— Start —

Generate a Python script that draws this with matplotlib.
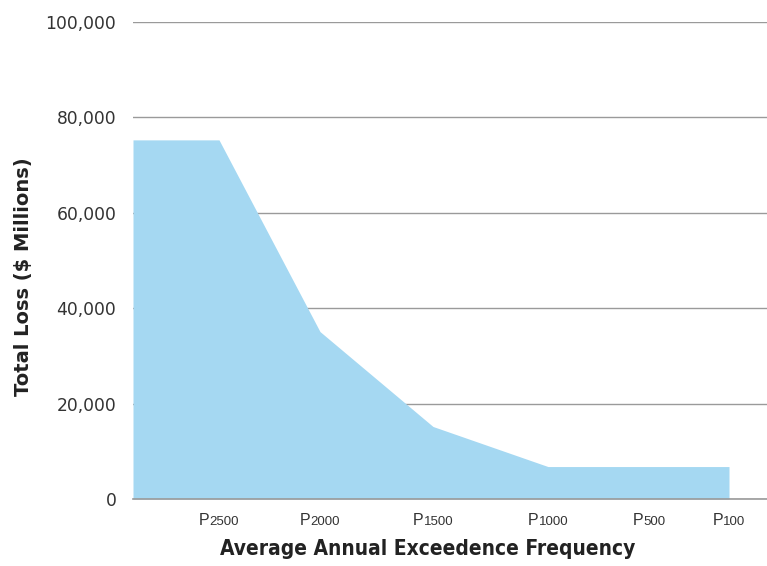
import matplotlib
matplotlib.use("Agg")
import matplotlib.pyplot as plt
import matplotlib.transforms as mtransforms
from matplotlib.ticker import FuncFormatter

# Loss exceedance curve
x_start = 0.0
x_end = 6.34
return_periods = ["2500", "2000", "1500", "1000", "500", "100"]
period_pos = [0.86, 1.87, 3.00, 4.15, 5.16, 5.96]
period_loss = [75300, 35100, 15200, 6800, 6800, 6800]

fill_color = "#A5D8F2"
text_color = "#333333"
grid_color = "#9a9a9a"

fig = plt.figure(figsize=(7.67, 5.66), dpi=100)
ax = fig.add_axes([0.1734, 0.1184, 0.8266, 0.8426])

xs = [x_start] + period_pos
ys = [period_loss[0]] + period_loss
ax.fill_between(xs, 0, ys, color=fill_color, linewidth=0, zorder=2)

ax.set_xlim(x_start, x_end)
ax.set_ylim(0, 100000)
ax.set_yticks(range(0, 100001, 20000))
ax.yaxis.set_major_formatter(FuncFormatter(lambda v, p: f"{int(v):,}"))
ax.grid(axis="y", color=grid_color, linewidth=1.0, zorder=1)
ax.set_axisbelow(True)
for s in ["top", "right", "left"]:
    ax.spines[s].set_visible(False)
ax.spines["bottom"].set_color(grid_color)
ax.spines["bottom"].set_linewidth(1.2)
ax.spines["bottom"].set_zorder(3)
ax.tick_params(axis="y", length=0, pad=12, labelsize=12.3, labelcolor=text_color)
ax.tick_params(axis="x", length=0)
ax.set_xticks([])
for lab in ax.get_yticklabels():
    lab.set_fontfamily("DejaVu Sans")

# Tick labels: "P" followed by a smaller return period on the same baseline
p_size = 11.5
d_size = 9.5
base = ax.get_xaxis_transform()
for pos, rp in zip(period_pos, return_periods):
    w_digits = 0.556 * d_size * len(rp)
    w_p = 0.667 * p_size
    total = w_p + w_digits
    t_p = mtransforms.offset_copy(base, fig=fig, x=-total / 2, y=-19, units="points")
    t_d = mtransforms.offset_copy(base, fig=fig, x=-total / 2 + w_p, y=-19, units="points")
    ax.text(pos, 0, "P", transform=t_p, ha="left", va="baseline",
            fontsize=p_size, color=text_color, family="Liberation Sans")
    ax.text(pos, 0, rp, transform=t_d, ha="left", va="baseline",
            fontsize=d_size, color=text_color, family="Liberation Sans")

fig.text(0.558, 0.012, "Average Annual Exceedence Frequency", ha="center", va="bottom",
         fontsize=15, fontweight="bold", fontstretch="condensed", color="#222222",
         family=["DejaVu Sans"])
fig.text(0.031, 0.512, "Total Loss ($ Millions)", ha="center", va="center", rotation=90,
         fontsize=14, fontweight="bold", color="#222222",
         family=["DejaVu Sans"])

fig.savefig("out.png", dpi=100)
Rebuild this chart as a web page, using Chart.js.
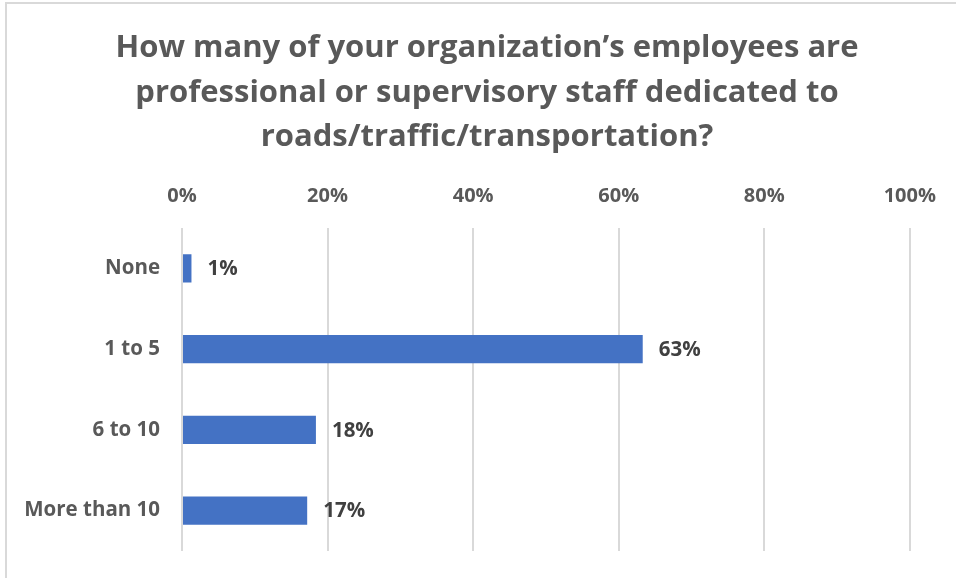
<!DOCTYPE html>
<html>
<head>
<meta charset="utf-8">
<title>Professional or supervisory staff</title>
<script src="https://cdn.jsdelivr.net/npm/chart.js@4"></script>
<style>
  body { margin: 0; background: #fff; }
  #wrap { position: relative; width: 956px; height: 578px; }
  #frame { position: absolute; left: 5px; top: 2px; right: -4px; bottom: -4px; border: 2px solid #d9d9d9; box-sizing: border-box; }
  canvas { position: absolute; left: 0; top: 0; }
</style>
</head>
<body>
<div id="wrap">
  <div id="frame"></div>
  <canvas id="myChart" width="956" height="578"></canvas>
</div>
<script>
// survey answers (percent of respondents)
var categories = ["None", "1 to 5", "6 to 10", "More than 10"];
var shares = [1.3, 63.3, 18.4, 17.2];
var tickValues = [0, 20, 40, 60, 80, 100];
var titleLines = [
  "How many of your organization\u2019s employees are",
  "professional or supervisory staff dedicated to",
  "roads/traffic/transportation?"
];

var FONT = '"Open Sans", "Noto Sans", sans-serif';

// draws "63%" etc. just past the end of each bar
var barLabels = {
  id: 'barLabels',
  afterDatasetsDraw: function (chart) {
    var ctx = chart.ctx;
    var meta = chart.getDatasetMeta(0);
    ctx.save();
    ctx.font = 'bold 20.5px ' + FONT;
    ctx.fillStyle = '#404040';
    ctx.textAlign = 'left';
    ctx.textBaseline = 'middle';
    meta.data.forEach(function (bar, i) {
      ctx.fillText(Math.round(shares[i]) + '%', bar.x + 16, bar.y + 1);
    });
    ctx.restore();
  }
};

// the original title sits a bit right of the canvas centre
var titleShift = {
  id: 'titleShift',
  afterLayout: function (chart) {
    if (chart.titleBlock) {
      chart.titleBlock.left += 23;
      chart.titleBlock.right += 23;
    }
  }
};

var ctx = document.getElementById("myChart").getContext('2d');

var myChart = new Chart(ctx, {
  type: 'bar',
  data: {
    labels: categories,
    datasets: [{
      data: shares,
      backgroundColor: '#4472c4',
      borderWidth: 0,
      barPercentage: 0.35,
      categoryPercentage: 1
    }]
  },
  options: {
    indexAxis: 'y',
    responsive: false,
    animation: false,
    layout: { padding: { left: 18, right: 46, top: 0, bottom: 27 } },
    plugins: {
      legend: { display: false },
      tooltip: { enabled: false },
      title: {
        display: true,
        text: titleLines,
        color: '#595959',
        font: { family: FONT, size: 31, weight: 'bold', lineHeight: 1.44 },
        padding: { top: 26, bottom: 0 }
      }
    },
    scales: {
      x: {
        position: 'top',
        min: 0,
        max: 100,
        afterBuildTicks: function (scale) {
          scale.ticks = tickValues.map(function (v) { return { value: v }; });
        },
        ticks: {
          color: '#595959',
          font: { family: FONT, size: 20, weight: 'bold' },
          padding: 20,
          maxRotation: 0,
          callback: function (v) { return v + '%'; }
        },
        grid: { color: '#d9d9d9', lineWidth: 2, drawTicks: false },
        border: { display: false },
        afterFit: function (scale) { scale.height = 68; }
      },
      y: {
        ticks: {
          color: '#595959',
          font: { family: FONT, size: 20.5, weight: 'bold' },
          padding: 22
        },
        grid: { display: false, drawTicks: false },
        border: { display: false },
        afterFit: function (scale) {
          scale.width = 164;
          scale.paddingTop = 0;
          scale.paddingBottom = 0;
        }
      }
    }
  },
  plugins: [barLabels, titleShift]
});
</script>
</body>
</html>
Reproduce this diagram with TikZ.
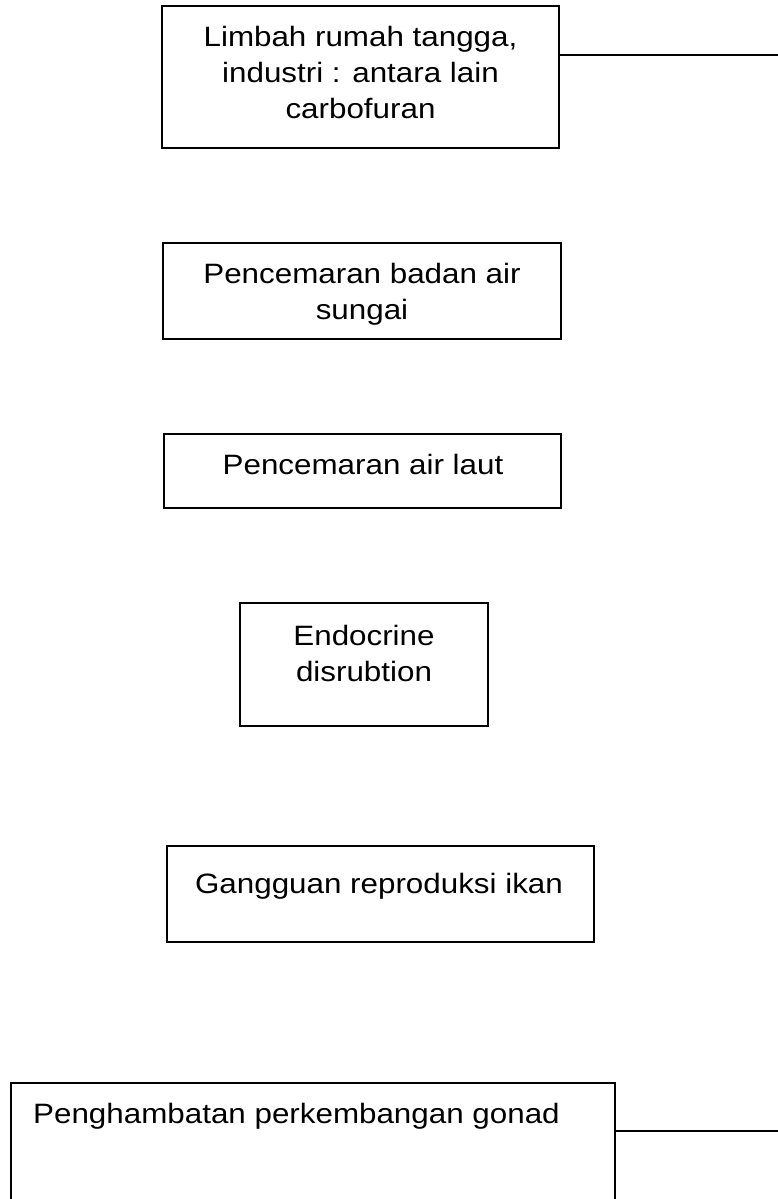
\documentclass[tikz,border=0pt]{standalone}
\usepackage{fontspec}
\setmainfont{Liberation Sans}[FakeStretch=1.12]
\begin{document}
\begin{tikzpicture}[x=1pt,y=-1pt,
  box/.style={draw, line width=1.5pt, rectangle, inner sep=0pt},
  lbl/.style={font=\fontsize{28}{36}\selectfont, align=center, inner sep=0pt},
  conn/.style={line width=1.5pt}]
\useasboundingbox (0,0) rectangle (778,1199);
\clip (0,0) rectangle (778,1199);
% boxes
\node[box, minimum width=397pt, minimum height=142pt] (b1) at (360.5,77) {};
\node[box, minimum width=398pt, minimum height=96pt] (b2) at (362,291) {};
\node[box, minimum width=397pt, minimum height=74pt] (b3) at (362.5,471) {};
\node[box, minimum width=248pt, minimum height=123pt] (b4) at (364,664.5) {};
\node[box, minimum width=427pt, minimum height=96pt] (b5) at (380.5,894) {};
\node[box, minimum width=604pt, minimum height=147pt] (b6) at (313,1156.5) {};
% texts (base anchor = baseline of the last line)
\node[lbl, anchor=base] (t1) at (360.5,118) {Limbah rumah tangga,\\industri : antara lain\\carbofuran};
\node[lbl, anchor=base] (t2) at (362,319) {Pencemaran badan air\\sungai};
\node[lbl, anchor=base] (t3) at (363,474) {Pencemaran air laut};
\node[lbl, anchor=base] (t4) at (364,681) {Endocrine\\disrubtion};
\node[lbl, anchor=base] (t5) at (379,893) {Gangguan reproduksi ikan};
\node[lbl, anchor=base west] (t6) at (33,1123) {Penghambatan perkembangan gonad};
% connectors leaving the picture on the right
\coordinate (e1) at (778,55);
\coordinate (e6) at (778,1131);
\draw[conn] (b1.east |- e1) -- (e1);
\draw[conn] (b6.east |- e6) -- (e6);
\end{tikzpicture}
\end{document}
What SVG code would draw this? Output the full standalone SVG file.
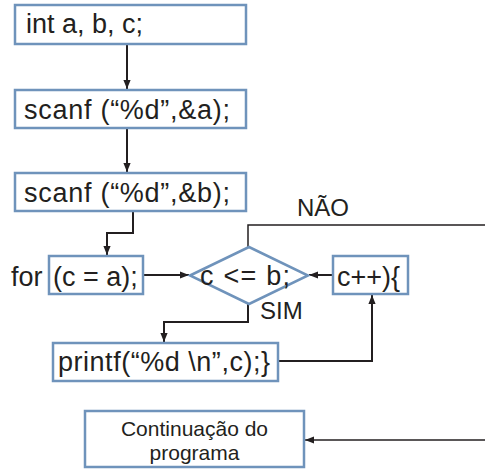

— End —

— DIRECTIONS FOR THIS TASK —
The lines from the start of the entries above through the one containing "ax = fig.add_axes([0.1734, 0.1184, 0.8266, 0.8426])" are to be retyped exactly, and no others. Pictures are left out.

— RESPONSE TO THIS TASK —
Generate a Python script that draws this with matplotlib.
import matplotlib
matplotlib.use("Agg")
import matplotlib.pyplot as plt
import matplotlib.transforms as mtransforms
from matplotlib.ticker import FuncFormatter

# Loss exceedance curve
x_start = 0.0
x_end = 6.34
return_periods = ["2500", "2000", "1500", "1000", "500", "100"]
period_pos = [0.86, 1.87, 3.00, 4.15, 5.16, 5.96]
period_loss = [75300, 35100, 15200, 6800, 6800, 6800]

fill_color = "#A5D8F2"
text_color = "#333333"
grid_color = "#9a9a9a"

fig = plt.figure(figsize=(7.67, 5.66), dpi=100)
ax = fig.add_axes([0.1734, 0.1184, 0.8266, 0.8426])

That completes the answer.